> [TASK OBJECTIVE]: Copy the material below verbatim from the line with "Write a web" to the line with "const axisMax = 380;", both lines included, omitting pictures and every line outside that range.

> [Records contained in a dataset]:
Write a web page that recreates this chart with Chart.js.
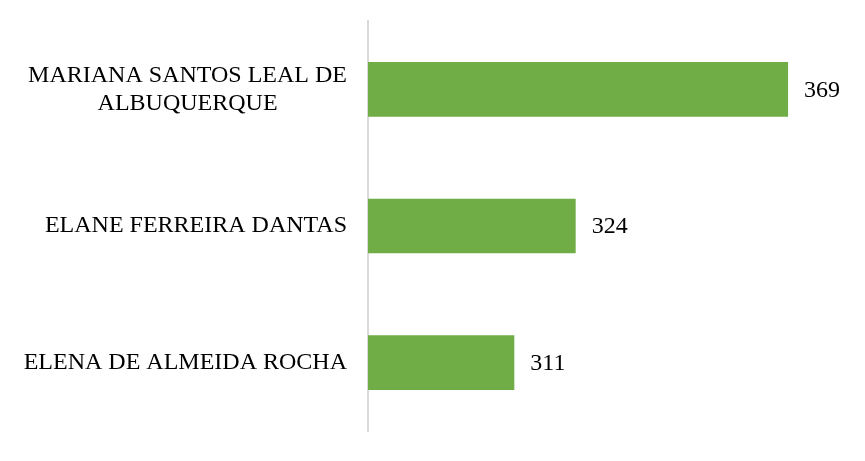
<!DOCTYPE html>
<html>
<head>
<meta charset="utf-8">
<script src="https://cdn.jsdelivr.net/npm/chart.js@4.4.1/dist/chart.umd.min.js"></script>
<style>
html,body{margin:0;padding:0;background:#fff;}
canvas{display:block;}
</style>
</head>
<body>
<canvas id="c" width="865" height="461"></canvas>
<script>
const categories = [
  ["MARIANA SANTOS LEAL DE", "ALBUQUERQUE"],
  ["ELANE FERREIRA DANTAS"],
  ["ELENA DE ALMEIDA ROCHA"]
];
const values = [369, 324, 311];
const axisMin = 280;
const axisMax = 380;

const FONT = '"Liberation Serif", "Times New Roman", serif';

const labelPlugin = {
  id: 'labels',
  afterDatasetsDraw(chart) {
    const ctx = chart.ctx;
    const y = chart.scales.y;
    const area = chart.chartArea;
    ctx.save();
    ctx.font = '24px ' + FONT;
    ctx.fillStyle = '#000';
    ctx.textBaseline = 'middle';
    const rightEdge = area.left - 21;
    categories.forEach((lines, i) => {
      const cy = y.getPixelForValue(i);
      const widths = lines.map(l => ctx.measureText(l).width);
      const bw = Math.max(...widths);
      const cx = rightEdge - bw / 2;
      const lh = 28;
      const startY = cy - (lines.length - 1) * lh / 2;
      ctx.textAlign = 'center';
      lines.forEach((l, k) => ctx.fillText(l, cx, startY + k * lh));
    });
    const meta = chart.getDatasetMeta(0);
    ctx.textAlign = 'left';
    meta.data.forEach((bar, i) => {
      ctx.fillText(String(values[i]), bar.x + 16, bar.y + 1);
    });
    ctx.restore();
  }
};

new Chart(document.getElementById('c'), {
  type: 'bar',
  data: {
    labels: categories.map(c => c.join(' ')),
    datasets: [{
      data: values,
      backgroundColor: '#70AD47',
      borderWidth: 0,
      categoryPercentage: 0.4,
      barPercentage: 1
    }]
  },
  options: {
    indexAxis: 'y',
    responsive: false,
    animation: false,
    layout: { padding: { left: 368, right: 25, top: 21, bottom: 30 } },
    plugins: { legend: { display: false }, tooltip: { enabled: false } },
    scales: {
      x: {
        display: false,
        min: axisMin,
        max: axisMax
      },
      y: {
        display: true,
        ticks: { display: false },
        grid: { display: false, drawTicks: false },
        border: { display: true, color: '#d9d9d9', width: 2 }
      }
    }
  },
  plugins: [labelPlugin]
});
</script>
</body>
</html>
* * *
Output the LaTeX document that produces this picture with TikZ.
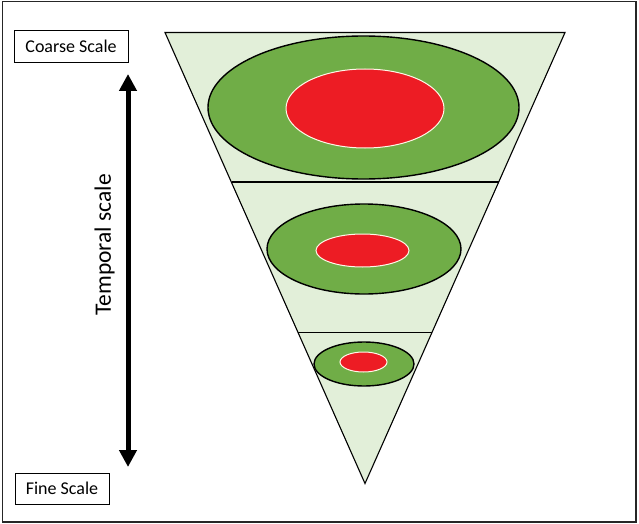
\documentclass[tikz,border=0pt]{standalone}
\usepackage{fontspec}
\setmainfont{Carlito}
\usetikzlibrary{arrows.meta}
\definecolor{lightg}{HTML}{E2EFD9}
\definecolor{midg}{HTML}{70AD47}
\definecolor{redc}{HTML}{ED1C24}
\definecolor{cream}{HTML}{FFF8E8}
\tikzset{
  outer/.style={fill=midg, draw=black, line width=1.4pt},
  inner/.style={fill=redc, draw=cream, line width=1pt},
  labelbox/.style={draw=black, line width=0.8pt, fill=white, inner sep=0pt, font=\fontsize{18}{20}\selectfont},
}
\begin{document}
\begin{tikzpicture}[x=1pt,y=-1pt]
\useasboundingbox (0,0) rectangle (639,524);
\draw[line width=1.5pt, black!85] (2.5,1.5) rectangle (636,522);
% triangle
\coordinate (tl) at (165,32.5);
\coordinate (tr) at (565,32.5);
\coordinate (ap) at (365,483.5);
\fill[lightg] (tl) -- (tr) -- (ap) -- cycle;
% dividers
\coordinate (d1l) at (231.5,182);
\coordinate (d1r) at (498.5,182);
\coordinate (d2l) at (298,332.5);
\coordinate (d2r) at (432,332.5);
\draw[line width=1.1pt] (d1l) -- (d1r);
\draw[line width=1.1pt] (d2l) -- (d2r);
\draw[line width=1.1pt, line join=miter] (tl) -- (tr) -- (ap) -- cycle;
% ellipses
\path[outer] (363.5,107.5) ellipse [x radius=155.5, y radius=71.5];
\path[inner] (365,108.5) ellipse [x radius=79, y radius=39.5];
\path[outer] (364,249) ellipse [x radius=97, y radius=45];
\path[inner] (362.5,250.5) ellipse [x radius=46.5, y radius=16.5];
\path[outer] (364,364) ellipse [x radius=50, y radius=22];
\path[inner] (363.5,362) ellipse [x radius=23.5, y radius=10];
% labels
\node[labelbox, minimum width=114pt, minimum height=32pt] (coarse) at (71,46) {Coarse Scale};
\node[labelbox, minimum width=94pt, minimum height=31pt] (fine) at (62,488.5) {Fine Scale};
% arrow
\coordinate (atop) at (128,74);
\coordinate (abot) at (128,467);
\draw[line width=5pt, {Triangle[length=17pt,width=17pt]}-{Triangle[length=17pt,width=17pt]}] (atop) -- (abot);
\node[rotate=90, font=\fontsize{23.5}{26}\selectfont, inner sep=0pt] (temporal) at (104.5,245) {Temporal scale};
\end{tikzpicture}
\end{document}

> [WRITTEN ANSWER]:
Write a web page that recreates this chart with Chart.js.
<!DOCTYPE html>
<html>
<head>
<meta charset="utf-8">
<script src="https://cdn.jsdelivr.net/npm/chart.js@4.4.1/dist/chart.umd.min.js"></script>
<style>
html,body{margin:0;padding:0;background:#fff;}
canvas{display:block;}
</style>
</head>
<body>
<canvas id="c" width="865" height="461"></canvas>
<script>
const categories = [
  ["MARIANA SANTOS LEAL DE", "ALBUQUERQUE"],
  ["ELANE FERREIRA DANTAS"],
  ["ELENA DE ALMEIDA ROCHA"]
];
const values = [369, 324, 311];
const axisMin = 280;
const axisMax = 380;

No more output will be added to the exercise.